Thanks for link, JT - Bruce Cathie does have some very interesting material. The connections he shows are astounding. I have his book "The Harmonic Conquest of Space" and it's filled with tons more mathematical connections.
Critics generally say anyone can play with numbers to arrive at seemingly meaningful results after a sufficient series of meaningless steps (square root, divide by two, divide by six, invert, square etc...). They say this because when Cathie transforms a measurement or coordinate into a harmonic number, there is no protocol for this transformation other than using some arithmetic operations, so it seems arbitrary.
Cathie counters this claim of him "fudging the numbers" by saying that he correctly predicted when and where an atomic bomb would be detonated as part of a US military experiment. According to his theory, atom bombs can only explode at certain points in spacetime where the harmonic numbers are correct. This has to do with position on earth, position of the sun, etc... If his harmonics theory was based on arbitrary math, then he wouldn't have been able to predict something.
My opinion is that Cathie is on track regarding there being an earth grid, that grid points have certain mathematical relationships, and that "numerology" of coordinates and measurements can show hyperdimensional correlations not explainable by 3D expectations.
What I'm not sure about is whether Cathie has the right global-grid alignments (he aligned one to the Eltanin ocean-bottom "antenna"), grid spacings, and so on. Also, if the Earth grid is dependend on Earth's magnetic field, then wandering magnetic north would mean the real grid is shifting in aligment as well.
If anything, Cathie points the way to a true science of harmonics and grid physics. The only danger would be viewing his system as infallible and delineating the boundaries of what science of harmonics and grid physics are about. There's lots more.
That the earth can have a grid is not farfetched at all. Any sphere when vibrated will show a nodal pattern on its surface marking out a grid. The electromagnetic or gravitational field of the earth would do the same if there is any vibrational component to it. Mathematics calls these nodal patterns "spherical harmonics" (or "normal modes") which is the 3D equivalent of Hans Jenny's science of cymatics.

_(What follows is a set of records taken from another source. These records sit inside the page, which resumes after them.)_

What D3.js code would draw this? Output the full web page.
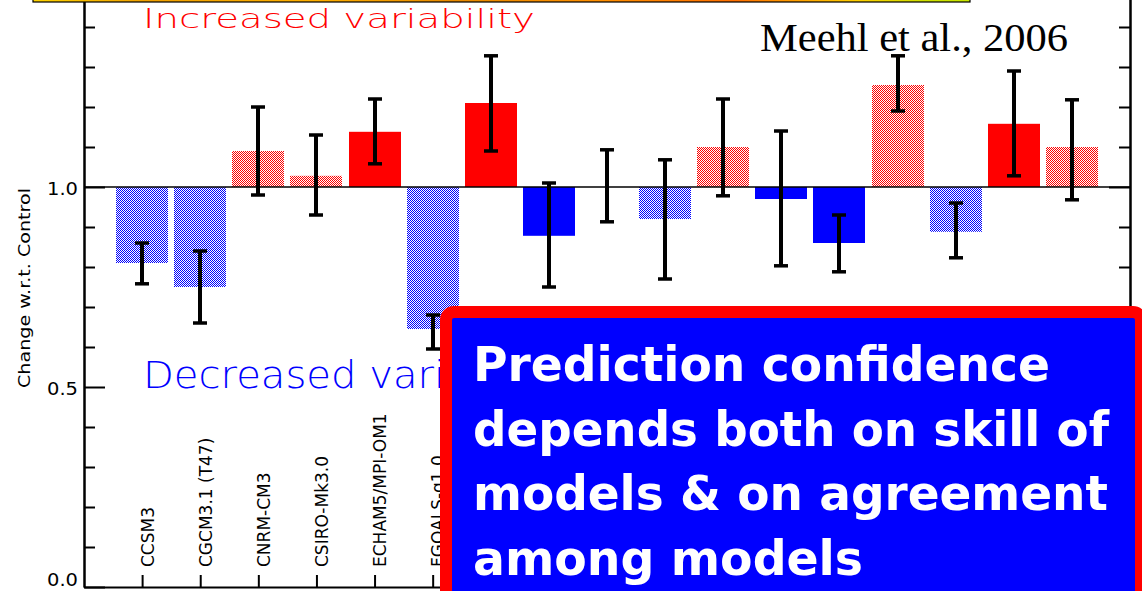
<!DOCTYPE html>
<html>
<head>
<meta charset="utf-8">
<script src="https://cdn.jsdelivr.net/npm/d3@7"></script>
<style>
  body { margin: 0; background: #fff; overflow: hidden; }
  svg { display: block; }
</style>
</head>
<body>
<div id="chart"></div>
<script>
// values (change of variability w.r.t. control)
const models = ["CCSM3", "CGCM3.1 (T47)", "CNRM-CM3", "CSIRO-Mk3.0", "ECHAM5/MPI-OM1",
  "FGOALS-g1.0", "GFDL-CM2.0", "GFDL-CM2.1", "GISS-AOM", "GISS-ER", "INM-CM3.0",
  "IPSL-CM4", "MIROC3.2 (hires)", "MIROC3.2 (medres)", "MRI-CGCM2.3.2", "PCM", "UKMO-HadCM3"];
const ratio = [0.81, 0.75, 1.09, 1.028, 1.138, 0.645, 1.21, 0.878, 1.0, 0.92, 1.1, 0.97, 0.86, 1.255, 0.888, 1.158, 1.1];
const errHigh = [0.86, 0.84, 1.2, 1.13, 1.22, 0.68, 1.328, 1.01, 1.093, 1.068, 1.22, 1.14, 0.93, 1.328, 0.96, 1.29, 1.218];
const errLow = [0.758, 0.66, 0.98, 0.93, 1.058, 0.595, 1.09, 0.75, 0.913, 0.77, 0.978, 0.803, 0.788, 1.19, 0.823, 1.028, 0.968];
const significant = [false, false, false, false, true, false, true, true, false, false, false, true, true, false, false, true, false];
const majorTicks = [0, 0.5, 1.0, 1.5];
const minorTicks = [0.1, 0.2, 0.3, 0.4, 0.6, 0.7, 0.8, 0.9, 1.1, 1.2, 1.3, 1.4];
const boxLines = ["Prediction confidence", "depends both on skill of", "models & on agreement", "among models"];
const boxWidths = [577, 636, 635, 390];

const width = 1142, height = 591;
const svg = d3.select("#chart").append("svg")
  .attr("width", width).attr("height", height);

const defs = svg.append("defs");
function stipple(id, col) {
  const p = defs.append("pattern").attr("id", id)
    .attr("patternUnits", "userSpaceOnUse").attr("width", 2).attr("height", 2);
  p.append("rect").attr("width", 2).attr("height", 2).attr("fill", "#fff");
  p.append("rect").attr("x", 0).attr("y", 0).attr("width", 1).attr("height", 1).attr("fill", col);
  p.append("rect").attr("x", 1).attr("y", 1).attr("width", 1).attr("height", 1).attr("fill", col);
}
stipple("stipRed", "#ff0000");
stipple("stipBlue", "#0000ff");

const x = d3.scalePoint().domain(models).range([84, 1130]).padding(1);
const y = d3.scaleLinear().domain([0, 1.5]).range([587, -13]);
const barW = 52;

// bars relative to 1.0
svg.append("g")
  .selectAll("rect")
  .data(models)
  .enter()
  .append("rect")
  .attr("x", (d) => Math.round(x(d) - barW / 2))
  .attr("width", barW)
  .attr("y", (d, i) => Math.min(y(ratio[i]), y(1)))
  .attr("height", (d, i) => Math.abs(y(ratio[i]) - y(1)))
  .attr("fill", (d, i) => {
    const up = ratio[i] >= 1;
    if (significant[i]) return up ? "#ff0000" : "#0000ff";
    return up ? "url(#stipRed)" : "url(#stipBlue)";
  });

// reference line at 1.0
svg.append("line")
  .attr("x1", 84).attr("x2", 1130)
  .attr("y1", y(1)).attr("y2", y(1))
  .attr("stroke", "#000").attr("stroke-width", 1.3);

// error bars
const err = svg.append("g").attr("stroke", "#000");
models.forEach((m, i) => {
  const cx = Math.round(x(m));
  err.append("line").attr("x1", cx).attr("x2", cx)
    .attr("y1", y(errHigh[i])).attr("y2", y(errLow[i])).attr("stroke-width", 4);
  [errHigh[i], errLow[i]].forEach(v => {
    err.append("line").attr("x1", cx - 7).attr("x2", cx + 7)
      .attr("y1", y(v)).attr("y2", y(v)).attr("stroke-width", 3.5);
  });
});

// axes
const axisFont = "'DejaVu Sans', sans-serif";
const left = svg.append("g").attr("transform", "translate(84,0)")
  .call(d3.axisLeft(y).tickValues(majorTicks).tickSize(-21).tickSizeOuter(0)
    .tickPadding(6).tickFormat(d3.format(".1f")));
svg.append("g").attr("transform", "translate(84,0)")
  .call(d3.axisLeft(y).tickValues(minorTicks).tickSize(-11).tickSizeOuter(0).tickFormat(""));
svg.append("g").attr("transform", "translate(1130,0)")
  .call(d3.axisRight(y).tickValues(majorTicks).tickSize(-21).tickSizeOuter(0).tickFormat(""));
svg.append("g").attr("transform", "translate(1130,0)")
  .call(d3.axisRight(y).tickValues(minorTicks).tickSize(-11).tickSizeOuter(0).tickFormat(""));
const bottom = svg.append("g").attr("transform", "translate(0,587)")
  .call(d3.axisBottom(x).tickSize(-12).tickSizeOuter(0));

svg.selectAll(".domain, .tick line").attr("stroke", "#000").attr("stroke-width", 2);
left.selectAll("text")
  .attr("font-family", axisFont).attr("font-size", 17).attr("fill", "#000")
  .attr("textLength", 31).attr("lengthAdjust", "spacingAndGlyphs")
  .attr("dy", d => d === 0 ? "-0.1em" : "0.45em");
bottom.selectAll(".tick text")
  .attr("transform", "rotate(-90)")
  .attr("x", 20).attr("y", 5).attr("dy", "0.35em")
  .attr("text-anchor", "start")
  .attr("font-family", axisFont).attr("font-size", 17).attr("fill", "#000");

// y axis title
svg.append("text")
  .attr("transform", "translate(30,288) rotate(-90)")
  .attr("text-anchor", "middle")
  .attr("font-family", axisFont).attr("font-size", 16)
  .attr("textLength", 200).attr("lengthAdjust", "spacingAndGlyphs")
  .text("Change w.r.t. Control");

// annotations
svg.append("text")
  .attr("x", 143).attr("y", 28)
  .attr("font-family", axisFont).attr("font-weight", 200).attr("font-size", 27)
  .attr("fill", "#ff0000")
  .attr("textLength", 392).attr("lengthAdjust", "spacingAndGlyphs")
  .text("Increased variability");
svg.append("text")
  .attr("x", 143).attr("y", 388)
  .attr("font-family", axisFont).attr("font-weight", 200).attr("font-size", 37)
  .attr("fill", "#0000ff")
  .attr("textLength", 425).attr("lengthAdjust", "spacingAndGlyphs")
  .text("Decreased variability");
svg.append("text")
  .attr("x", 760).attr("y", 51)
  .attr("font-family", "'Liberation Serif', 'Times New Roman', serif").attr("font-size", 40)
  .attr("fill", "#000")
  .attr("textLength", 308).attr("lengthAdjust", "spacingAndGlyphs")
  .text("Meehl et al., 2006");

// strip of the previous slide graphic at the very top
const grad = defs.append("linearGradient").attr("id", "strip");
[["0%", "#ffd400"], ["12%", "#f0a000"], ["30%", "#ffb000"], ["45%", "#e88a00"],
 ["60%", "#ff9000"], ["75%", "#ff7000"], ["88%", "#ffd000"], ["95%", "#d0e000"], ["100%", "#c8e800"]]
  .forEach(s => grad.append("stop").attr("offset", s[0]).attr("stop-color", s[1]));
svg.append("rect")
  .attr("x", 33).attr("y", -6).attr("width", 937).attr("height", 8)
  .attr("fill", "url(#strip)").attr("stroke", "#000").attr("stroke-width", 1.2);

// callout box
svg.append("rect")
  .attr("x", 446).attr("y", 312).attr("width", 695).attr("height", 300)
  .attr("rx", 8)
  .attr("fill", "#0000ff").attr("stroke", "#ff0000").attr("stroke-width", 12);
svg.append("g")
  .selectAll("text")
  .data(boxLines)
  .enter()
  .append("text")
  .attr("x", 473)
  .attr("y", (d, i) => 381 + i * 64.7)
  .attr("font-family", "'DejaVu Sans Condensed', 'DejaVu Sans', sans-serif")
  .attr("font-weight", "bold").attr("font-size", 48)
  .attr("fill", "#fff")
  .attr("textLength", (d, i) => boxWidths[i]).attr("lengthAdjust", "spacingAndGlyphs")
  .text(d => d);
</script>
</body>
</html>
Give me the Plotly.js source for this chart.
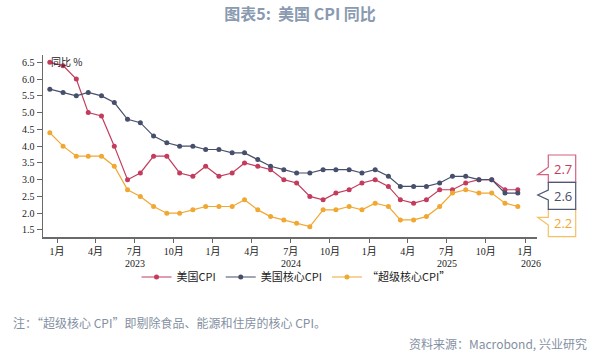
<!DOCTYPE html>
<html>
<head>
<meta charset="utf-8">
<script src="https://cdn.plot.ly/plotly-3.0.1.min.js"></script>
<style>html,body{margin:0;padding:0;background:#fff;}#chart{width:604px;height:352px;}</style>
</head>
<body>
<div id="chart"></div>
<script>
// Months (data observed monthly, Dec 2022 – Dec 2025)
const months = [
  '2022-12',
  '2023-01','2023-02','2023-03','2023-04','2023-05','2023-06','2023-07','2023-08','2023-09','2023-10','2023-11','2023-12',
  '2024-01','2024-02','2024-03','2024-04','2024-05','2024-06','2024-07','2024-08','2024-09','2024-10','2024-11','2024-12',
  '2025-01','2025-02','2025-03','2025-04','2025-05','2025-06','2025-07','2025-08','2025-09','2025-10','2025-11','2025-12'
];
const seriesNames = ['美国CPI', '美国核心CPI', '“超级核心CPI”'];
const cpi = [6.5,
  6.4,6.0,5.0,4.9,4.0,3.0,3.2,3.7,3.7,3.2,3.1,3.4,
  3.1,3.2,3.5,3.4,3.3,3.0,2.9,2.5,2.4,2.6,2.7,2.9,
  3.0,2.8,2.4,2.3,2.4,2.7,2.7,2.9,3.0,3.0,2.7,2.7];
const coreCpi = [5.7,
  5.6,5.5,5.6,5.5,5.3,4.8,4.7,4.3,4.1,4.0,4.0,3.9,
  3.9,3.8,3.8,3.6,3.4,3.3,3.2,3.2,3.3,3.3,3.3,3.2,
  3.3,3.1,2.8,2.8,2.8,2.9,3.1,3.1,3.0,3.0,2.6,2.6];
const superCore = [4.4,
  4.0,3.7,3.7,3.7,3.4,2.7,2.5,2.2,2.0,2.0,2.1,2.2,
  2.2,2.2,2.4,2.1,1.9,1.8,1.7,1.6,2.1,2.1,2.2,2.1,
  2.3,2.2,1.8,1.8,1.9,2.2,2.6,2.7,2.6,2.6,2.3,2.2];
const tickDates = ['2023-01-01','2023-04-01','2023-07-01','2023-10-01',
  '2024-01-01','2024-04-01','2024-07-01','2024-10-01',
  '2025-01-01','2025-04-01','2025-07-01','2025-10-01','2026-01-01'];
const tickLabels = ['1月','4月','7月','10月','1月','4月','7月','10月','1月','4月','7月','10月','1月'];
const years = ['2023','2024','2025','2026'];

const colors = ['#c33b5d', '#464f6b', '#f0a832'];
const boxColors = ['#d4617d', '#4e5775', '#f4c064'];

const xRange = ['2022-11-29', '2026-01-29'];
const M = {l: 43, r: 67, t: 55, b: 115};
const W = 604, H = 352;
const pw = W - M.l - M.r, ph = H - M.t - M.b;
const px = x => (x - M.l) / pw;
const py = y => (H - M.b - y) / ph;

const xs = months.map(m => m + '-15');
const data = [cpi, coreCpi, superCore].map((v, i) => ({
  type: 'scatter', mode: 'lines+markers', name: seriesNames[i],
  x: xs, y: v,
  line: {color: colors[i], width: 1.2},
  marker: {color: colors[i], size: 5}
}));

const cjk = '"Noto Sans CJK SC", "Noto Sans", sans-serif';
const tickFont = '"Liberation Serif", "Noto Sans CJK SC", serif';

// year labels centred on the visible part of each year
const t0 = Date.parse(xRange[0]), t1 = Date.parse(xRange[1]);
const annotations = years.map(yr => {
  const a = Math.max(Date.parse(yr + '-01-01'), t0);
  const b = Math.min(Date.parse((+yr + 1) + '-01-01'), t1);
  const mid = new Date((a + b) / 2).toISOString().slice(0, 10);
  return {xref: 'x', yref: 'paper', x: mid, y: 0, yanchor: 'middle', yshift: -26,
    text: yr, showarrow: false, font: {family: tickFont, size: 10, color: '#222'}};
});
annotations.push({xref: 'paper', yref: 'paper', x: px(49), y: py(62), xanchor: 'left', yanchor: 'middle',
  text: '同比 %', showarrow: false, font: {family: cjk, size: 10, color: '#222'}});
annotations.push({xref: 'paper', yref: 'paper', x: px(11), y: py(322), xanchor: 'left', yanchor: 'middle',
  text: '注：“超级核心 CPI”即剔除食品、能源和住房的核心 CPI。', showarrow: false,
  font: {family: cjk, size: 12, color: '#8490a2'}});
annotations.push({xref: 'paper', yref: 'paper', x: px(589), y: py(343), xanchor: 'right', yanchor: 'middle',
  text: '资料来源：Macrobond, 兴业研究', showarrow: false,
  font: {family: cjk, size: 12, color: '#8490a2'}});

// end-value callout boxes
const lastVals = [cpi, coreCpi, superCore].map(v => v[v.length - 1]);
const boxL = 548.3, boxR = 575.7, tipX = 537.7;
const boxTops = [155, 182.3, 209.3], boxH = 27.3;
const path = pts => 'M ' + pts.map(p => px(p[0]) + ',' + py(p[1])).join(' L ') + ' Z';
const boxPaths = [
  path([[boxL,155],[boxR,155],[boxR,182.3],[boxL,182.3],[boxL,174.7],[tipX,174.7],[boxL,167.3]]),
  path([[boxL,182.3],[boxR,182.3],[boxR,209.3],[boxL,209.3],[boxL,200],[tipX,195],[boxL,190]]),
  path([[boxL,209.3],[boxR,209.3],[boxR,236.7],[boxL,236.7],[boxL,225],[tipX,217.3],[boxL,217.3]])
];
const shapes = [0, 2, 1].map(i => ({type: 'path', xref: 'paper', yref: 'paper', path: boxPaths[i],
  line: {color: boxColors[i], width: 1.2}, fillcolor: '#ffffff', layer: 'above'}));
lastVals.forEach((v, i) => annotations.push({xref: 'paper', yref: 'paper',
  x: px((boxL + boxR) / 2 + 1), y: py(boxTops[i] + boxH / 2), xanchor: 'center', yanchor: 'middle',
  text: v.toFixed(1), showarrow: false, font: {family: '"Open Sans", sans-serif', size: 13, color: colors[i]}}));

const layout = {
  width: W, height: H, margin: M,
  paper_bgcolor: '#fff', plot_bgcolor: '#fff',
  title: {text: '图表5:  美国 CPI 同比', x: 300 / W, xref: 'container', xanchor: 'center',
    y: 1 - 14 / H, yref: 'container', yanchor: 'middle',
    font: {family: cjk, size: 16, color: '#8a9ab0', weight: 'bold'}},
  showlegend: true,
  legend: {orientation: 'h', x: px(296), xanchor: 'center', y: py(277), yanchor: 'middle',
    font: {family: cjk, size: 11, color: '#222'}, itemwidth: 30, tracegroupgap: 0, bgcolor: 'rgba(0,0,0,0)'},
  xaxis: {type: 'date', range: xRange, showgrid: false, zeroline: false,
    tickmode: 'array', tickvals: tickDates, ticktext: tickLabels,
    ticks: 'outside', ticklen: 4, tickcolor: '#666', tickwidth: 1,
    showline: true, linecolor: '#6a6a6a', linewidth: 1.5,
    tickfont: {family: tickFont, size: 10, color: '#222'}},
  yaxis: {range: [1.291, 6.718], showgrid: false, zeroline: false,
    tickmode: 'linear', tick0: 1.5, dtick: 0.5, tickformat: '.1f',
    ticks: 'outside', ticklen: 5, tickcolor: '#666', tickwidth: 1,
    showline: true, linecolor: '#6a6a6a', linewidth: 1.5,
    tickfont: {family: tickFont, size: 10, color: '#222'}},
  annotations: annotations,
  shapes: shapes
};
Plotly.newPlot('chart', data, layout, {displayModeBar: false, staticPlot: true});
</script>
</body>
</html>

Spherical harmonics show that nodes appear on the surface wherever a platonic solid inside the sphere has points touching the surface. So if you stick a tetrahedron in the sphere, you get four nodal points in a pyramid pattern - likewise, stick two inverted tetrahedrons in there and you get more nodal points, the ones north and south of the equator following Richard Hoagland's 19.5 rule. There are other models for cubes, icosahedrons, dodecahedrons, and octahedrons. The Cassiopaeans emphasized the importance of cymatics when it comes to investigating the earth grid and the geometric relations between sacred sites.
Here is a nifty program for doing this:
http://members.telering.at/t.faltejsek/
It plots an earth grid based on spherical harmonics.
There's lots more on the web about the earth grid. Keywords: ley lines, orthotenies. Cathie says that UFO sightings follow a grid pattern - in 1954 a French research discovered the same:
The connection between leys and lines of unknown earth energies was initially made by Tony Wedd, who had read the English translation of Aimé Michel’s Lueurs sur les Soucoupes Volantes (M.A.M.E., 1954). In this, Michel presented an hypothesis that French UFO landing (or near-landing) sites recorded during the 1954 flap fell into a grid of straight lines, which he called ‘orthotenies’
http://kjmatthews.users.btopenworld.com … nes_2.html
Acquiring fringe knowledge is like digging for diamonds in a mine field.